Şunu bilelim ki, Müslümanların ilerlemesi ve güçlenmesi, ancak bize yüce Allah’ın nadide bir nimet olarak lütfettiği aklımızı kullanmakla, düşünmekle, öğrenmekle, okumakla ve araştırmakla gerçekleşebilir. Bu itibarla, geri kalışımızın sebebinin, aklını kullanmayan, okumayan, araştırmayan, taklitle yaşayan, geçmişe körü körüne bağlı kalan, sorgulamayan ve düşünmeyen bir tembellikten kaynaklandığını iyi bilmeliyiz.
Aklımızı kullanabilmek için aklımızı korumalıyız. İslam dini aklın korunmasına büyük önem verdiği için aklın kullanılmasına mani olan zararlı maddelerin kullanılmasına da karşı çıkmıştır. Bu nedenle alkol ve uyuşturucu gibi insana sarhoşluk vererek insanın aklını kullanmasına engel olan zararlı maddelerin kullanılmasını da haram kılmıştır.
“Ey iman edenler! Şarap, kumar, dikili taşlar (putlar), fal ve şans okları birer şeytan işi pisliktir; bunlardan uzak durun ki kurtuluşa eresiniz. Şeytan içki ve kumar yoluyla ancak aranıza düşmanlık ve kin sokmak, sizi Allah ’ı anmaktan ve namaz kılmaktan alıkoymak ister. Artık bunlardan vazgeçtiniz değil mi?” (Mâide Suresi, 90-91)
“Her sarhoş edici haramdır. Çoğu içildiği zaman sarhoş eden şeyin az içilmesi de haramdır.” (Hadis-i Şerif) “İçki, bütün kötülüklerin anasıdır.” (Hadis-i Şerif)
Akıl, bu denli bir değere sahip olmakla birlikte, insanın kurtuluşu için tek başına kifayet edecek bir meleke değildir. Çünkü bütün insanlar, aklı sayesinde doğruya ulaşacak seviyede değildir. Kimi insanlar aklını yanlış şekilde kullanabilir, onu heva ve heveslerine kurban edip hatalı işler yapabilir. İşte yüce Allah, kullarının bu tür yanlışlara düşmemesi için onlara doğru yolu gösteren, rehberlik eden peygamberlerini göndermiş; bu peygamberlere ve getirdikleri hakikatlere iman ve itaat edenlerin kurtuluşa ereceğini, inkâr ve isyan edenlerin ise kaybedeceğini bildirmiştir.
Peygamber Efendimiz (sas)’in; “Gerçekten zeki ve akıllı kişi, nefsinin kötü arzularına hâkim olup ahireti için çalışandır.

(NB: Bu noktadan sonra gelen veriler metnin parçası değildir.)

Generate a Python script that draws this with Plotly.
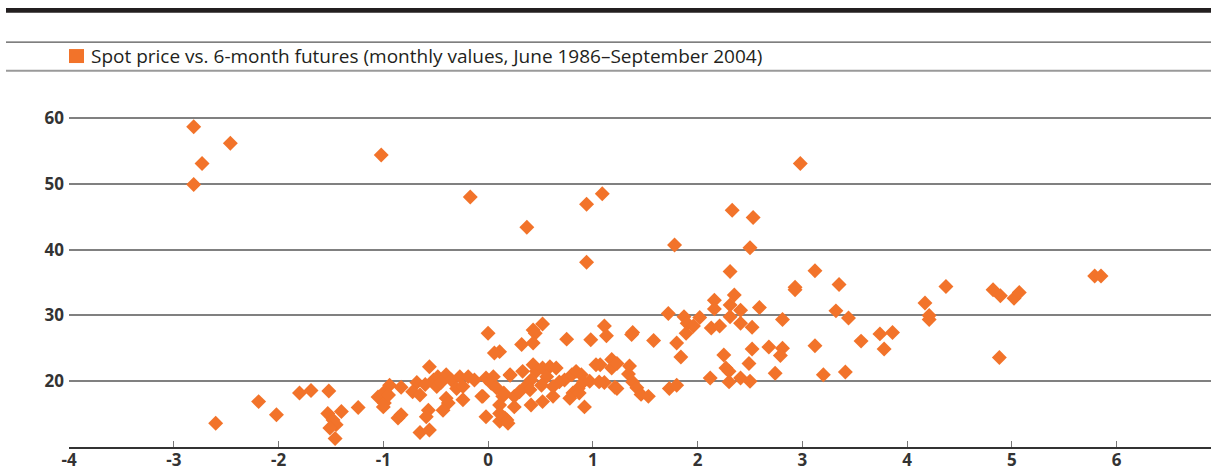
import plotly.graph_objects as go

# ---- Data ----
futures_spread = [
    -2.81, -2.73, -2.46, -2.81, -1.02, -0.17, 0.94, 1.09, 0.37, 0.94, 2.98, 2.33, 2.53, 2.50, 1.78, 2.31,
    3.12, 2.93, 2.93, 3.35, 4.37, 4.17, 4.21, 4.21, 4.82, 4.89, 5.02, 5.07, 4.88, 5.79, 5.85,
    3.32, 3.44, 3.12, 3.56, 3.74, 3.86, 3.78, 3.20, 3.41,
    2.59, 2.81, 2.68, 2.81, 2.79, 2.74,
    2.35, 2.16, 2.16, 2.31, 2.41, 2.31, 1.72, 2.02, 1.87, 1.90, 1.96, 2.13, 2.21, 2.41, 2.52,
    1.11, 1.13, 1.37, 1.38, 1.58, 1.89, 1.80, 1.84, 2.52, 2.25, 2.27, 2.30, 2.49, 2.12, 2.30, 2.41, 2.50,
    1.07, 1.18, 1.18, 1.23, 1.35, 1.34, 1.11, 1.21, 1.23, 1.38, 1.42, 1.46, 1.53, 1.73, 1.80,
    0.52, 0.43, 0.45, 0.32, 0.43, 0.75, 0.98, 0.11, 0.21, 0.33, 0.43, 0.46, 0.41, 0.37, 0.40,
    0.52, 0.59, 0.65, 0.56, 0.51, 0.14, 0.25, 0.30, 0.25, 0.41, 0.52, 0.62, 0.18, 0.11,
    0.73, 0.80, 0.84, 0.89, 0.91, 0.86, 0.81, 0.78, 0.87, 0.92, 1.03, 0.97, 1.06, 0.68, 0.62,
    0.00, 0.06, -0.02, 0.05, 0.03, -0.05, -0.02, 0.11, 0.16, 0.19, 0.21, 0.11, 0.15, 0.08,
    -2.60, -2.19, -2.02, -1.80, -1.69, -1.52, -1.53, -1.48, -1.40, -1.45, -1.51, -1.46, -1.24, -0.86,
    -1.05, -1.00, -0.99, -0.94, -0.95, -0.83, -0.68, -0.72, -0.65, -1.00,
    -0.56, -0.52, -0.48, -0.40, -0.35, -0.27, -0.19, -0.13, -0.30, -0.49, -0.24, -0.24, -0.40, -0.38,
    -0.43, -0.57, -0.59, -0.83, -0.65, -0.56, -0.06, -0.60, -0.45,
]
spot_price = [
    58.7, 53.1, 56.2, 49.9, 54.4, 48.0, 46.9, 48.5, 43.4, 38.1, 53.1, 46.0, 44.9, 40.3, 40.7, 36.7,
    36.8, 34.3, 33.9, 34.7, 34.4, 31.9, 30.0, 29.4, 33.9, 33.0, 32.6, 33.5, 23.6, 36.0, 36.0,
    30.7, 29.6, 25.4, 26.1, 27.2, 27.4, 24.9, 21.0, 21.4,
    31.2, 29.4, 25.2, 25.0, 23.9, 21.2,
    33.1, 32.3, 31.0, 31.6, 30.8, 29.8, 30.3, 29.7, 29.8, 28.8, 28.4, 28.1, 28.4, 28.8, 28.2,
    28.4, 26.9, 27.1, 27.4, 26.2, 27.3, 25.8, 23.7, 24.9, 24.0, 22.0, 21.5, 22.7, 20.5, 19.9, 20.5, 20.0,
    22.5, 23.3, 22.0, 22.7, 22.3, 21.1, 19.8, 19.1, 18.9, 19.9, 19.0, 18.0, 17.7, 18.9, 19.4,
    28.7, 27.8, 27.3, 25.6, 25.8, 26.4, 26.3, 24.5, 20.9, 21.5, 22.5, 21.5, 20.2, 19.4, 18.7,
    22.0, 22.2, 22.0, 20.7, 19.4, 17.7, 17.7, 18.4, 16.1, 16.4, 16.9, 17.7, 14.1, 13.9,
    20.2, 21.0, 21.5, 21.0, 19.9, 18.9, 18.2, 17.4, 18.2, 16.1, 22.5, 20.0, 19.9, 19.9, 19.2,
    27.3, 24.3, 20.5, 20.7, 19.7, 17.7, 14.6, 16.4, 14.4, 13.6, 21.0, 15.1, 18.2, 19.0,
    13.6, 16.9, 14.9, 18.2, 18.6, 18.5, 15.1, 14.1, 15.4, 13.4, 12.9, 11.3, 16.0, 14.4,
    17.6, 18.2, 16.7, 19.4, 17.9, 19.1, 19.8, 18.4, 17.9, 16.1,
    22.2, 20.2, 20.7, 21.0, 20.2, 20.7, 20.7, 20.2, 18.9, 19.2, 19.2, 17.2, 17.4, 16.7,
    15.6, 15.6, 14.6, 14.9, 12.2, 12.6, 17.7, 19.5, 19.8,
]
x_ticks = [-4, -3, -2, -1, 0, 1, 2, 3, 4, 5, 6]
x_tick_labels = ["-4", "-3", "-2", "-1", "0", "1", "2", "3", "4", "5", "6"]
y_ticks = [20, 30, 40, 50, 60]
y_tick_labels = ["20", "30", "40", "50", "60"]
legend_label = "Spot price vs. 6-month futures (monthly values, June 1986\u2013September 2004)"

# ---- Styling ----
ORANGE = "#F2732A"
W, H = 1211, 468
# plot area in pixels: left 69, right 1211, top 105, bottom 447.3
ML, MR, MT = 69, 0, 105
MB = H - 447.3
PW, PH = W - ML - MR, H - MT - MB


def px_x(p):  # pixel -> paper
    return (p - ML) / PW


def px_y(p):
    return (H - MB - p) / PH


fig = go.Figure()
fig.add_trace(go.Scatter(
    x=futures_spread, y=spot_price, mode="markers",
    marker=dict(symbol="diamond", size=11.5, color=ORANGE, line=dict(width=0)),
    showlegend=False, hoverinfo="x+y",
))

shapes = [
    dict(type="rect", xref="paper", yref="paper", x0=px_x(6), x1=px_x(W), y0=px_y(12.7), y1=px_y(8),
         fillcolor="#231f20", line=dict(width=0), layer="above"),
    dict(type="line", xref="paper", yref="paper", x0=px_x(6), x1=px_x(W), y0=px_y(42), y1=px_y(42),
         line=dict(color="#555555", width=1.2)),
    dict(type="line", xref="paper", yref="paper", x0=px_x(6), x1=px_x(W), y0=px_y(70.7), y1=px_y(70.7),
         line=dict(color="#9a9a9a", width=2)),
    dict(type="rect", xref="paper", yref="paper", x0=px_x(69), x1=px_x(84), y0=px_y(63), y1=px_y(49),
         fillcolor=ORANGE, line=dict(width=0)),
]

annotations = [
    dict(text=legend_label, xref="paper", yref="paper", x=px_x(89), y=px_y(56),
         xanchor="left", yanchor="middle", showarrow=False,
         font=dict(family="Open Sans", size=19, color="#231f20")),
]

fig.update_layout(
    width=W, height=H,
    margin=dict(l=ML, r=MR, t=MT, b=MB, autoexpand=False),
    paper_bgcolor="white", plot_bgcolor="white",
    shapes=shapes, annotations=annotations,
    xaxis=dict(
        range=[-4, 6.9], tickvals=x_ticks, ticktext=x_tick_labels,
        showgrid=False, zeroline=False, showline=True, linecolor="#333333", linewidth=1.5,
        ticks="inside", ticklen=6, tickwidth=1.3, tickcolor="#777777",
        ticklabelstandoff=-3,
        tickfont=dict(family="Open Sans", size=17, color="#333333", weight="bold"),
        automargin=False, fixedrange=True,
    ),
    yaxis=dict(
        range=[10, 62], tickvals=y_ticks, ticktext=y_tick_labels,
        showgrid=True, gridcolor="#808080", gridwidth=1.5, zeroline=False, showline=False,
        ticks="", ticklabelstandoff=4,
        tickfont=dict(family="Open Sans", size=17, color="#333333", weight="bold"),
        automargin=False, fixedrange=True,
    ),
)

# remove the default page margin so the figure fills the 1211x468 window exactly
fig.write_html(
    "out.html",
    config={"displayModeBar": False},
    post_script="document.body.style.margin='0';document.body.style.overflow='hidden';",
)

Aciz kişi ise, heva ve heveslerinin kurbanı olup Allah’tan olmayacak şeyleri isteyendir.” sözlerinde ifade ettiği gibi, hayatımızı imanla bütünleştirilmiş, akılcı bir anlayış içerisinde devam ettirelim. Cenâb-ı Hak, bizlere, Kur’ân ve Sünnet ışığında, aklını doğru kullanıp salih ameller işleyen, iyi bir Müslüman olarak yaşamayı nasip eylesin.